Incremental stability in $p=1$ and $p=\infty$: classification and synthesis
This work addresses the challenge of efficiently synthesizing and classifying contracting dynamical systems for applications in control and machine learning, though it is incremental as it builds on existing contraction theory with a focus on specific norms.
The paper tackled the problem of certifying Lipschitz dynamics with weak infinitesimal contraction (WIC) in non-Euclidean norms by proving a structure theorem that enables efficient parameterization using neural networks, resulting in a method that reduces certification costs to O(d²) operations, as demonstrated in numerical experiments on flow-fitting and opinion network tasks.

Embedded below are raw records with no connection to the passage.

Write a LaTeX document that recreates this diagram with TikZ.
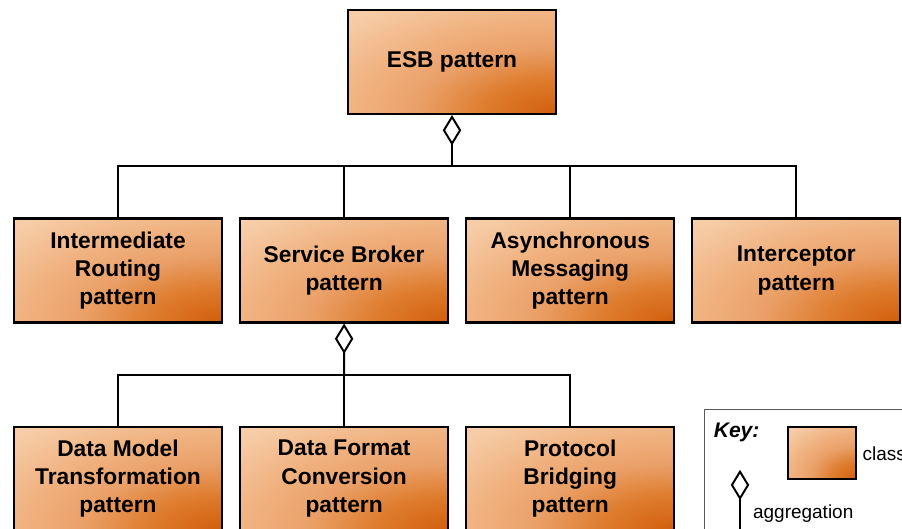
\documentclass[tikz,border=0pt]{standalone}
\usepackage{fontspec}
\setmainfont{Liberation Sans}
\usepackage{xcolor}
\usepackage{tikz}
\usetikzlibrary{positioning,calc,arrows.meta}

\definecolor{peach}{RGB}{250,220,192}
\definecolor{sand}{RGB}{246,204,166}
\definecolor{honey}{RGB}{240,178,128}
\definecolor{apricot}{RGB}{234,160,104}
\definecolor{ember}{RGB}{222,124,46}
\definecolor{burnt}{RGB}{210,94,10}
\definecolor{keyline}{RGB}{90,90,90}

\pgfdeclareradialshading{cornerglow}{\pgfpoint{0bp}{0bp}}{color(0bp)=(burnt); color(6bp)=(ember); color(11.5bp)=(apricot); color(16.5bp)=(honey); color(23bp)=(sand); color(35bp)=(peach); color(50bp)=(peach)}

\begin{document}
\begin{tikzpicture}[
    glow/.style={path picture={
        \shade[shading=cornerglow] let \p1=($(path picture bounding box.north east)-(path picture bounding box.south west)$) in
            (path picture bounding box.south east) ellipse [x radius=1.45*\x1, y radius=1.4*\y1];}},
    patternbox/.style={rectangle, draw, line width=1.5pt, glow, minimum width=5.2cm, minimum height=2.6cm, align=center, font=\fontsize{16.2}{20}\selectfont\bfseries},
    keybox/.style={rectangle, draw=keyline, line width=0.7pt, minimum width=6cm, minimum height=4cm},
    conn/.style={line width=1.4pt},
    agg/.style={conn, -{Diamond[open, length=0.76cm, width=0.46cm, line width=1.4pt]}}
]
\clip (0,0) rectangle (22.55,13.225);

% top class
\node[patternbox] (esb) at (11.3,11.675) {ESB pattern};

% second row
\node[patternbox] (routing) at (2.95,6.4625) {Intermediate\\Routing\\pattern};
\node[patternbox, right=0.4cm of routing] (broker) {Service Broker\\pattern};
\node[patternbox, right=0.4cm of broker] (async) {Asynchronous\\Messaging\\pattern};
\node[patternbox, right=0.4cm of async] (interceptor) {Interceptor\\pattern};

% third row
\node[patternbox, below=2.55cm of routing] (data-model) {Data Model\\Transformation\\pattern};
\node[patternbox, below=2.55cm of broker] (data-format) {Data Format\\Conversion\\pattern};
\node[patternbox, below=2.55cm of async] (protocol) {Protocol\\Bridging\\pattern};

\coordinate (bus-top) at ($(esb.south)!0.5!(esb.south |- routing.north)$);
\coordinate (bus-low) at ($(broker.south)!0.5!(data-format.north)$);

\draw[conn] (routing.north) |- (interceptor.north |- bus-top) -- (interceptor.north);
\draw[conn] (broker.north) -- (broker.north |- bus-top);
\draw[conn] (async.north) -- (async.north |- bus-top);
\draw[agg] (esb.south |- bus-top) -- (esb.south);

\draw[conn] (data-model.north) |- (protocol.north |- bus-low) -- (protocol.north);
\draw[conn] (data-format.north) -- (data-format.north |- bus-low);
\draw[agg] (bus-low) -- (broker.south);

% key
\node[keybox, anchor=north west] (key) at (17.6,3.0) {};
\node[anchor=west, font=\fontsize{15}{18}\selectfont\bfseries\itshape] (key-title) at (17.72,2.42) {Key:};
\node[rectangle, draw, line width=1.5pt, glow, minimum width=1.72cm, minimum height=1.3cm] (key-class) at (20.55,1.89) {};
\node[right=0.12cm of key-class, inner sep=0pt, font=\fontsize{13.5}{16}\selectfont] (key-class-text) {class};
\coordinate (key-agg-top) at (18.5,1.48);
\coordinate (key-agg-end) at (18.5,-0.3);
\draw[agg] (key-agg-end) -- (key-agg-top);
\node[anchor=west, inner sep=0pt, font=\fontsize{13.5}{16}\selectfont] (key-agg-text) at (18.82,0.38) {aggregation};

\end{tikzpicture}
\end{document}
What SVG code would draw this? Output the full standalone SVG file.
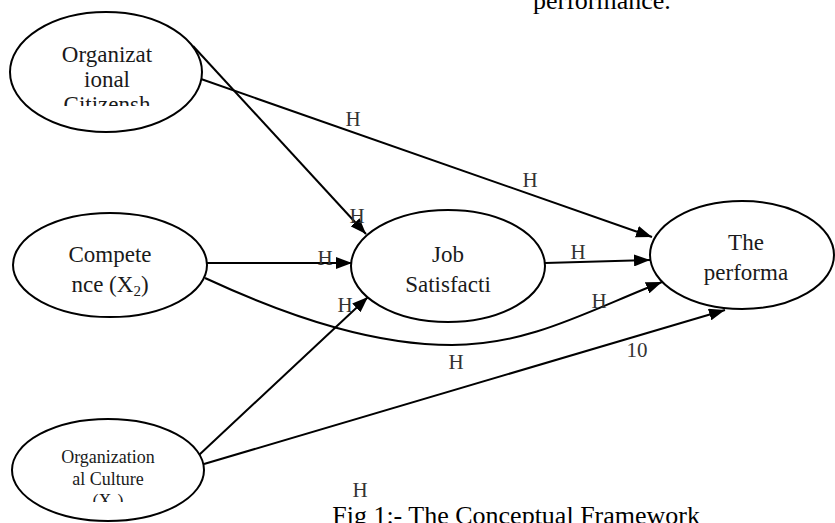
<svg xmlns="http://www.w3.org/2000/svg" width="835" height="523" viewBox="0 0 835 523">
<style>
.node ellipse{fill:#fff;stroke:#000;stroke-width:2}
.nt{font-family:"Liberation Serif","Times New Roman",serif;font-size:23px;fill:#1a1a1a;text-anchor:middle}
.nts{font-family:"Liberation Serif","Times New Roman",serif;font-size:18px;fill:#1a1a1a;text-anchor:middle}
.edge{fill:none;stroke:#000;stroke-width:2}
.lbl{font-family:"Liberation Serif","Times New Roman",serif;font-size:21px;fill:#333;text-anchor:middle}
.cap{font-family:"Liberation Serif","Times New Roman",serif;font-size:26px;fill:#000}
</style>
<defs>
<marker id="arr" markerUnits="userSpaceOnUse" markerWidth="17" markerHeight="12" refX="16" refY="6" orient="auto">
<path d="M0,0 L16,6 L0,12 z" fill="#000"/>
</marker>
<clipPath id="c1"><rect x="0" y="0" width="220" height="106"/></clipPath>
<clipPath id="c3"><rect x="0" y="420" width="220" height="82"/></clipPath>
</defs>
<rect width="835" height="523" fill="#fff"/>
<text class="cap" x="533" y="9">performance.</text>
<g id="connectors">
<path class="edge" d="M193,46 L366,234" marker-end="url(#arr)"/>
<path class="edge" d="M201,79 L652,237" marker-end="url(#arr)"/>
<path class="edge" d="M207,263 L352,263" marker-end="url(#arr)"/>
<path class="edge" d="M205,278 C300,322 380,345 452,345 C530,345 590,310 662,282" marker-end="url(#arr)"/>
<path class="edge" d="M199,455 L368,297" marker-end="url(#arr)"/>
<path class="edge" d="M204,464 L725,310" marker-end="url(#arr)"/>
<path class="edge" d="M545,263 L650,260" marker-end="url(#arr)"/>
<text class="lbl" x="357" y="223">H</text>
<text class="lbl" x="353" y="126">H</text>
<text class="lbl" x="530" y="187">H</text>
<text class="lbl" x="325" y="265">H</text>
<text class="lbl" x="345" y="312">H</text>
<text class="lbl" x="578" y="259">H</text>
<text class="lbl" x="599" y="308">H</text>
<text class="lbl" x="456" y="369">H</text>
<text class="lbl" x="360" y="497">H</text>
<text class="lbl" x="637" y="357">10</text>
</g>
<g id="n-ocb" class="node">
<ellipse cx="106" cy="72" rx="96" ry="60"/>
<g clip-path="url(#c1)">
<text class="nt" x="107" y="62">Organizat</text>
<text class="nt" x="107" y="87">ional</text>
<text class="nt" x="107" y="112">Citizensh</text>
</g>
</g>
<g id="n-comp" class="node">
<ellipse cx="110" cy="265" rx="97" ry="52"/>
<text class="nt" x="110" y="262">Compete</text>
<text class="nt" x="110" y="292">nce (X<tspan font-size="15" dy="4">2</tspan><tspan dy="-4">)</tspan></text>
</g>
<g id="n-cult" class="node">
<ellipse cx="108" cy="470" rx="96" ry="51"/>
<g clip-path="url(#c3)">
<text class="nts" x="108" y="463">Organization</text>
<text class="nts" x="108" y="485">al Culture</text>
<text class="nts" x="108" y="507">(X<tspan font-size="12" dy="3">3</tspan><tspan dy="-3">)</tspan></text>
</g>
</g>
<g id="n-job" class="node">
<ellipse cx="448" cy="266" rx="97" ry="56"/>
<text class="nt" x="448" y="262">Job</text>
<text class="nt" x="448" y="292">Satisfacti</text>
</g>
<g id="n-perf" class="node">
<ellipse cx="742" cy="255" rx="92" ry="54"/>
<text class="nt" x="746" y="250">The</text>
<text class="nt" x="746" y="280">performa</text>
</g>
<text class="cap" x="700" y="524" text-anchor="end">Fig 1:- The Conceptual Framework</text>
</svg>
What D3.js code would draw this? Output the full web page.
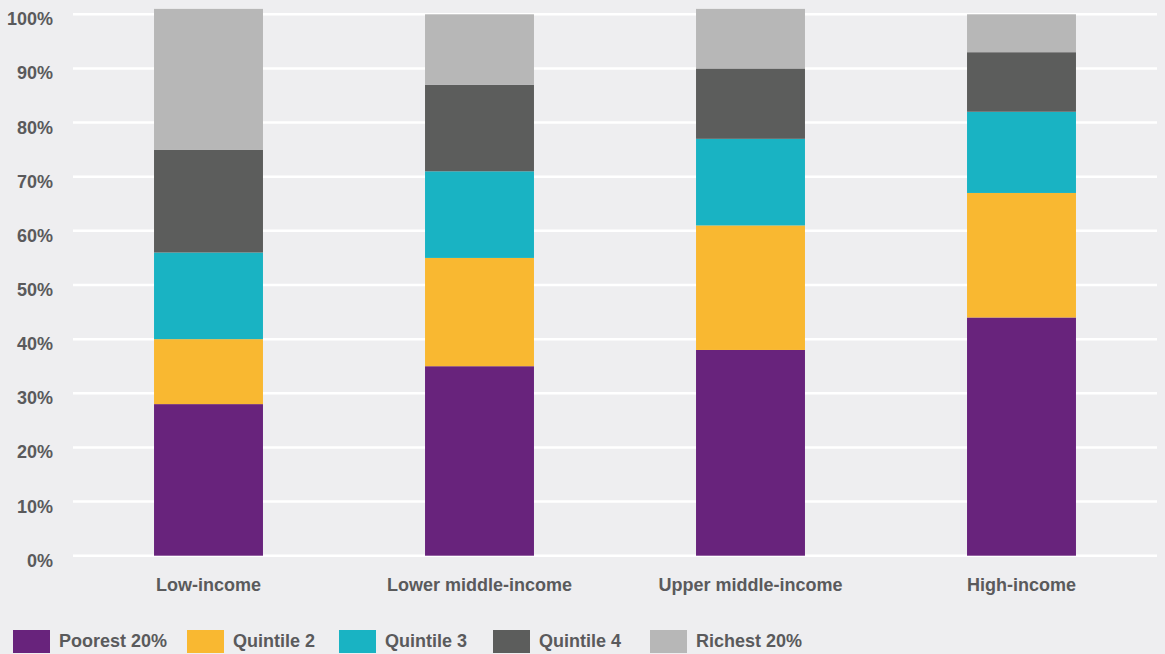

All Lipschitz dynamics with the weak infinitesimal contraction (WIC) property can be expressed as a Lipschitz nonlinear system in proportional negative feedback -- this statement, a ``structure theorem,'' is true in the $p=1$ and $p=\infty$ norms. Equivalently, a Lipschitz vector field is WIC if and only if it can be written as a scalar decay plus a Lipschitz-bounded residual. We put this theorem to use using neural networks to approximate Lipschitz functions. This results in a map from unconstrained parameters to the set of WIC vector fields, enabling standard gradient-based training with no projections or penalty terms. Because the induced $1$- and $\infty$-norms of a matrix reduce to row or column sums, Lipschitz certification costs only $O(d^2)$ operations -- the same order as a forward pass and appreciably cheaper than eigenvalue or semidefinite methods for the $2$-norm. Numerical experiments on a planar flow-fitting task and a four-node opinion network demonstrate that the parameterization (re-)constructs contracting dynamics from trajectory data. In a discussion of the expressiveness of non-Euclidean contraction, we prove that the set of $2\times 2$ systems that contract in a weighted $1$- or $\infty$-norm is characterized by an eigenvalue cone, a strict subset of the Hurwitz region that quantifies the cost of moving away from the Euclidean norm.